The home-furnishing caper

Clintons: Their shabby White House exit is something that the public won't soon forget.

February 15, 2001

LIKE SOME grasping, guileful family out of William Faulkner, they left the White House with everything but the kitchen sink.

While former President Bill Clinton was negotiating a plea deal with special prosecutors, movers were helping load china, paintings, coffee tables, chairs, rugs, tapestries and antique books into boxes bound for New York. We suppose that's called "advance planning" when you know the Constitution won't let you run for a third term.

But let's try to be understanding. The Clintons do face unusual and extenuating circumstances. They must now begin to live on the economy instead of the government. Everybody knows it's hard to start from scratch.

The Clintons have campaigned all over the country. Too bad they didn't notice Nordstrom's. Or Sears. Or IKEA.

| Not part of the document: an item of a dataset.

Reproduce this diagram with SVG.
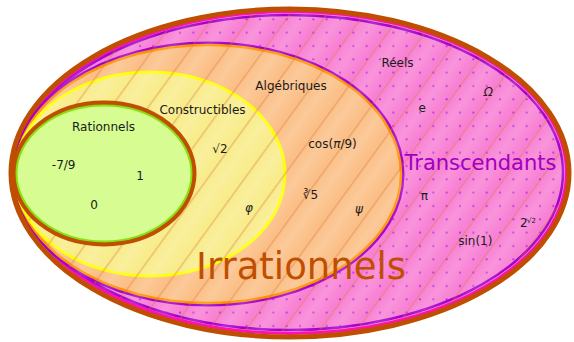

Mr. Clinton and his wife, the newly elected Democratic senator, will now pay for the gifts given to them in the last year, some $86,000 of the total take of $190,000. This will be done, Sen. Hillary Rodham Clinton says, to reaffirm that she is "fully committed to being the best senator I can possibly be for the people of New York."

Oh, dear. Maybe it's too late.

Though clearly driven and talented, Senator Clinton may not have noticed that voters have long memories. Many voters didn't understand Watergate during the Nixon era, perhaps, but they understood when the president paid only a pittance on a healthy annual income, taking deductions for work done on his Western White House.

Similarly, they may have found Whitewater complicated. But they understand paying for something after you are caught red-handed doesn't "eliminate even the slightest question." On the contrary, it answers the question.

What Kenneth Starr couldn't do as independent counsel, the Clintons have done themselves: expose their double-dealing tendencies. It's especially puzzling behavior in light of Mr. Clinton's savvy decision to locate his offices in Harlem. That quieted some critics fast. Why didn't the same cunning political instincts kick in before he decided to loot the White House on his way out the door?